Je descends du train il pleut, enfin il bruine, je rentre chez moi, je me rentre chez moi : je me traîne lentement, la journée est finie. J’ai lu un bon livre dans le train, ça m’énerve, j’en suis incapable, je ressasse. Je ne pense qu’à moi en descendant les marches et je les vois là, à gêner tout le monde.

Des punks à chiens.

Elle : la capuche et les putains de chiens. Le soir après le travail l’anarchiste qui sommeille en moi sommeille pour de bon, je me fais bourgeois parvenu et je rêve du souper et des pieds sous la table : je suis un beauf pressé.

MÊME SI JE ME SOIGNE. En lisant parfois des auteurs de gauche.

Donc j’ai honte. Je suis en colère. J’ai honte et je suis en colère contre eux, contre moi.

Je m’approche, elle gueule, putain ce qu’elle gueule contre ses chiens sous sa capuche. Elle éructe sur eux car ils sont à ses yeux la ré-incarnation de la lignée complète de ses aïeux : la perdition des clébards. Les chiens en question baissent la queue et les oreilles, ils ont honte d’avoir à endosser ce syncrétisme hindou-bourdieu de l’atavisme familial ré-incarné. Ces cons de chiens croient qu’ils n’y sont pour rien de la dèche et du ventre-creux et de vas-y que je traîne la misère dans la rue avec les pouilleux. Ce sont des chiens de droite - d’ailleurs, l’un des deux est un berger allemand - et ils savent bien que ces deux-là, s’ils n’avaient pas commencé à faire les fiers en s’injectant des saloperies, seraient instituteurs ou chauffeurs de bus : VOILÀ.

J’essaye de passer, je m’excuse un peu, je bougonne. Et je le découvre lui, à essayer de descendre un caddie™, je ne sais quoi. Sous la lumière crue du réverbère, je découvre emmitouflé sous des couvertures écossaises roses et bleues bien autre chose qu’un Caddie™. Le type essaye de le faire descendre de son mieux et je ne pense même pas à l’aider tant la vision que j’en tire en détournant le regard me peine. Là, face au vent, il y a un bébé vivant et joufflu et rose, les yeux grands ouverts et concentré sur l’avenir, comme responsable de lui à même pas six mois, et je m’y connais en mois de bébés madame, je l’ai regardé une seconde et j’ai baissé les yeux pour éviter la pluie et les larmes des gens que je ne croiserais jamais. Un bébé vif en bonne santé, pas les prémices d’un délinquant, d’une perdition, du naturalisme à la Zola. Comprenez-moi : il est trop tôt pour ça.

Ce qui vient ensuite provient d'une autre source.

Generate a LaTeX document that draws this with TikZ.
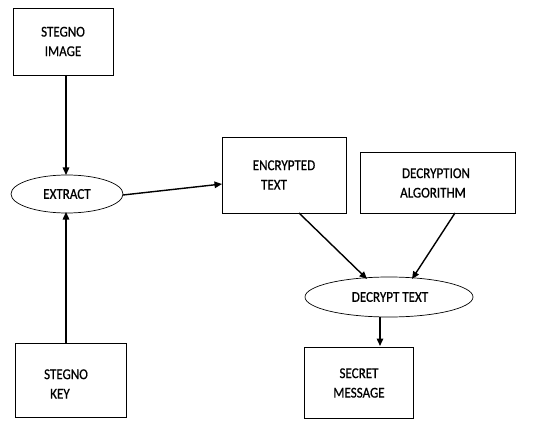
\documentclass[tikz,border=0pt]{standalone}
\usepackage{fontspec}
\setmainfont{Carlito}[FakeStretch=0.87,FakeBold=0.6]
\usetikzlibrary{arrows.meta,shapes.geometric}
\begin{document}
\begin{tikzpicture}[x=1pt,y=-1pt,
  box/.style={draw,line width=0.8pt,inner sep=0pt},
  oval/.style={draw,ellipse,line width=0.7pt,inner sep=0pt},
  lbl/.style={font=\fontsize{15}{19.5}\selectfont,align=center,inner sep=0pt},
  arr/.style={line width=1.4pt,-{Triangle[length=7.5pt,width=6.5pt]}}]
\useasboundingbox (0,0) rectangle (534,430);
% boxes
\node[box,minimum width=100pt,minimum height=67pt] (img) at (63,41.5) {};
\node[box,minimum width=111pt,minimum height=74pt] (key) at (70.5,380) {};
\node[box,minimum width=124pt,minimum height=76pt] (enc) at (284,175) {};
\node[box,minimum width=155pt,minimum height=61pt] (alg) at (437.5,182.5) {};
\node[box,minimum width=109pt,minimum height=71pt] (sec) at (358.5,382.5) {};
% ellipses
\node[oval,minimum width=112pt,minimum height=38pt] (ext) at (67,194) {};
\node[oval,minimum width=168pt,minimum height=40pt] (dec) at (389,297) {};
% labels
\node[lbl] (timg) at (63,41.5) {STEGNO\\IMAGE};
\node[lbl] (tkey) at (66,384) {STEGNO\\\hspace*{-12pt}KEY};
\node[lbl] (tenc) at (284,175) {ENCRYPTED\\\hspace*{-20pt}TEXT};
\node[lbl] (talg) at (436,183) {DECRYPTION\\\hspace*{-6pt}ALGORITHM};
\node[lbl] (tsec) at (359,383) {SECRET\\MESSAGE};
\node[lbl] (text) at (67,194) {EXTRACT};
\node[lbl] (tdec) at (390,297) {DECRYPT TEXT};
% connectors
\coordinate (a1) at (66,75);
\coordinate (a2) at (66,175);
\coordinate (b1) at (66,343);
\coordinate (b2) at (66,212);
\coordinate (c1) at (123,195);
\coordinate (c2) at (222,184);
\coordinate (d1) at (299,213);
\coordinate (d2) at (367,279);
\coordinate (e1) at (455,213);
\coordinate (e2) at (412,279);
\coordinate (f1) at (380,317);
\coordinate (f2) at (380,346);
\draw[arr] (a1) -- (a2);
\draw[arr] (b1) -- (b2);
\draw[arr] (c1) -- (c2);
\draw[arr] (d1) -- (d2);
\draw[arr] (e1) -- (e2);
\draw[arr] (f1) -- (f2);
\end{tikzpicture}
\end{document}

Juste le bébé d’un couple de punks à chiens, un bébé de six mois sous la pluie fine de mars qui descend l’escalier avec son père pas très frais qui n’est même pas assez fort pour soulever la poussette de ses deux grands bras troués bleus sous son blouson plastique bleu.
Un bébé en France à six mois tout ce qu’il y a de normal qui regarde le film alentour sans savoir que, justement, ça ne devrait pas être normal.
Que faire avec ça, quand on rentre chez soi et que, comme moi, on n’est qu’un beauf ?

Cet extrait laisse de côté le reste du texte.